Saturday, 30 April 2016

Raspberry Pixie Cakes


I love baking. Fairy cakes are delicious and by playing around with the recipe you can soon make them even better. According to legend, fairies are good - but pixies are naughty.

So here's some utterly wonderful raspberry pixie cakes! Makes 12.

L xx

Ingredients
Pixie cakes
175g butter
175g caster sugar
175g self raising flour, sieved
3 eggs
4 tbsp Little Red Berry Raspberry Gin
2 tbsp fresh raspberries; washed, dried & cut into halves
Extra Little Red Berry Raspberry Gin for brushing

Icing
250g butter
500g icing sugar, sieved
4tbsp Little Red Berry Raspberry Gin
Fresh raspberries to decorate, if desired


Method
  1. Cream together the butter and sugar until fully combined, light and fluffy.
  2. Beat the eggs and then add them gradually - I like to use an electric mixer.
  3. Add the flour, stirring with a wooden spoon.

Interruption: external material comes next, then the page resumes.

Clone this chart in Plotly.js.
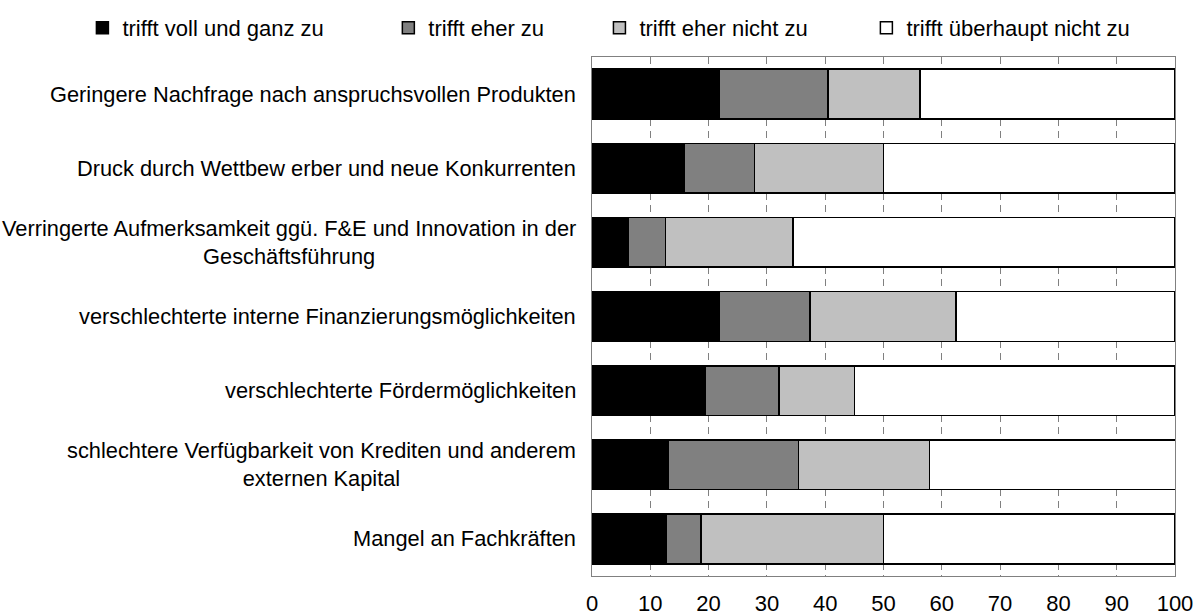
<!DOCTYPE html>
<html>
<head>
<meta charset="utf-8">
<script src="https://cdn.plot.ly/plotly-3.0.1.min.js"></script>
<style>html,body{margin:0;padding:0;background:#fff;}#chart{width:1196px;height:615px;}</style>
</head>
<body>
<div id="chart"></div>
<script>
const categories = [
  "Geringere Nachfrage nach anspruchsvollen Produkten",
  "Druck durch Wettbew erber und neue Konkurrenten",
  "Verringerte Aufmerksamkeit ggü. F&E und Innovation in der<br>Geschäftsführung",
  "verschlechterte interne Finanzierungsmöglichkeiten",
  "verschlechterte Fördermöglichkeiten",
  "schlechtere Verfügbarkeit von Krediten und anderem<br>externen Kapital",
  "Mangel an Fachkräften"
];
const seriesNames = ["trifft voll und ganz zu", "trifft eher zu", "trifft eher nicht zu", "trifft überhaupt nicht zu"];
const vollUndGanz = [21.9, 15.8, 6.3, 21.9, 19.5, 13.1, 12.7];
const eher = [18.6, 12.1, 6.3, 15.5, 12.6, 22.3, 6.0];
const eherNicht = [15.8, 22.1, 21.9, 25.0, 12.9, 22.5, 31.3];
const ueberhauptNicht = [43.7, 50.0, 65.5, 37.6, 55.0, 42.9, 50.0];
const xTicks = [0, 10, 20, 30, 40, 50, 60, 70, 80, 90, 100];

const colors = ["#000000", "#808080", "#c0c0c0", "#ffffff"];
const values = [vollUndGanz, eher, eherNicht, ueberhauptNicht];
const legendIds = ["legend", "legend2", "legend3", "legend4"];
const legendX = [0.0689, 0.3247, 0.5012, 0.7244];

const traces = values.map((v, i) => ({
  type: "bar",
  orientation: "h",
  name: seriesNames[i],
  x: v,
  y: categories,
  marker: { color: colors[i], line: { color: "#000000", width: 1.5 } },
  legend: legendIds[i],
  hoverinfo: "x+name"
}));

const fontFamily = "Liberation Sans, Arial, sans-serif";
const font = { family: fontFamily, size: 22, color: "#000" };
const labelFont = { family: fontFamily, size: 21.8, color: "#000" };
const layout = {
  width: 1196, height: 615,
  margin: { l: 592, r: 21, t: 57, b: 39 },
  barmode: "stack",
  bargap: 0.33,
  paper_bgcolor: "#fff", plot_bgcolor: "#fff",
  font: font,
  showlegend: true,
  xaxis: {
    range: [0, 100],
    tickvals: xTicks,
    ticktext: xTicks.map(String),
    showgrid: true,
    gridcolor: "#808080",
    gridwidth: 1,
    griddash: "7px,55px,7px,5px",
    zeroline: false,
    showline: true, mirror: true, linecolor: "#808080", linewidth: 1,
    ticks: "",
    ticklabelstandoff: 8,
    tickfont: font,
    fixedrange: true
  },
  yaxis: {
    autorange: "reversed",
    showline: true, mirror: true, linecolor: "#808080", linewidth: 1,
    ticks: "",
    showticklabels: false,
    showgrid: false,
    fixedrange: true
  },
  annotations: categories.map(c => ({
    text: c,
    x: 0, xref: "paper", xanchor: "right", xshift: -14,
    y: c, yref: "y", yanchor: "middle",
    align: "center",
    showarrow: false,
    font: labelFont
  }))
};
legendIds.forEach((id, i) => {
  layout[id] = {
    x: legendX[i], xref: "container", xanchor: "left",
    y: 1 - 28 / 615, yref: "container", yanchor: "middle",
    orientation: "h",
    font: font,
    bgcolor: "rgba(0,0,0,0)",
    itemwidth: 30
  };
});

Plotly.newPlot("chart", traces, layout, { displayModeBar: false, staticPlot: true });
</script>
</body>
</html>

Gently or you'll knock the air out!
  4. Add the gin and halved raspberries, stirring gently until fully combined.
  5. Spoon into bun cases - each should be around two thirds full.
  6. Bake at 160c for around 20 minutes, until a skewer comes out clean.
  7. Transfer to a wire rack, brush with Little Red Berry Raspberry Gin, and allow to cool.
  8. Add all of the icing ingredients to a bowl and combine using an electric mixer.
  9. Spoon into a piping bag and decorate your buns.
  10. Top with fresh raspberries if desired.